Flatfoot Hustling

I had no idea of what to do next. There was no road map, and no one to ask. I knew that I had to budget carefully. Who knew when I would get any work? Or even if there was any work to get? The music business in Kingston operated according to its own set of rules that related only tangentially to what I knew about the business in America.

As far as I understood things, if you wanted to be a working musician, you got in a band with other people you knew, based on liking somewhat compatible types of music. Then you decided whether you wanted to play in bars, play hotel lounges, or do weddings. Once you made up your mind, you rehearsed a night’s worth of music, found an agency that could book you the kind of gigs you wanted, and went to work. If you wanted to do anything more creative, you wrote your own songs, tried to sneak them into sets during your regular gigs, and eventually recorded a demo of them somewhere to send to people in the business to get a record deal. I had never been in a band that had gotten that far. The closest I had come to a record deal was sitting with Horace Andy in Island’s offices talking to Lister Hewan-Lowe about doing a record for Lister’s label, which is how I had gotten there in the first place.

Although I hadn’t really figured out how the business in Jamaica worked, it was obviously nothing like what I had grown up with. I was meeting lots of people whose names I recognized from album covers. And yet they were hanging out in the same alley I was, for the most part. Every so often, some would disappear for a morning, an afternoon, or a day or two. But they always came back.

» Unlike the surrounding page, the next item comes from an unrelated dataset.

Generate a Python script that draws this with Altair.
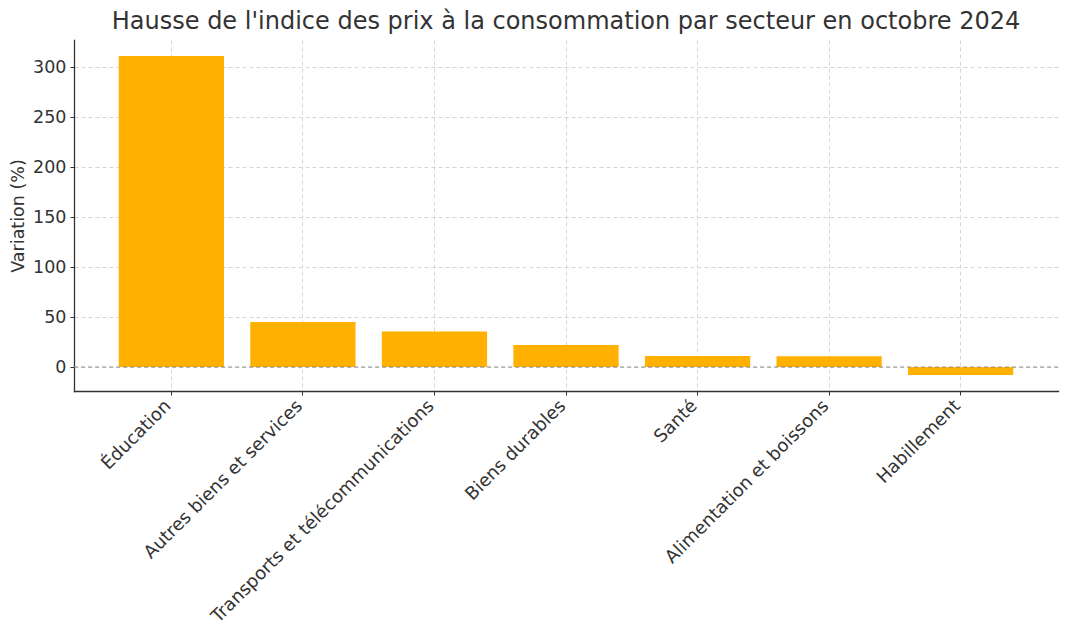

So I summed up what I knew, and began to develop a plan of action, based on what Jimmy had told me. The musicians I wanted to meet, and hopefully play with, rarely played live in Kingston, contrary to my expectations. There were plenty of bars and nightclubs, but hardly any of them featured live bands. My heroes were playing in the studios, doing recording sessions for different producers and artists. So—if I wanted to play with them, I had to play sessions too.

This realization presented a number of difficulties, but also the outlines of a plan of attack. Although I had already played on several recording sessions, I had pretty much bluffed my way through them, without knowing what worked or why. I was terrified by the very idea of recording. I had never liked my playing and nothing about hearing it played back through the studio monitors made me like it any better. When recording, I operated on a level of consciousness well below that of the verbal—the part of the brain that enables a fighter to continue to stand up and look menacing while out on his feet. (I would grow much more familiar with this part of the brain as time went on.)

But there really didn’t seem to be any choice. I’d tried playing the hotel circuit, which had its charms. I liked being near the water, playing six nights a week, having a steady paycheck with lots of time to practice, eating good food, and not having to lift any equipment. But it wasn’t what I wanted to do musically. The hotel bands played more top 40 American R&B and soca than they did reggae, as the managers, who were middle class, considered it disreputable and unsophisticated music. They only allowed it because a lot of the tourists asked for it. More important, Sly and Robbie and the Barrett brothers weren’t doing hotel gigs.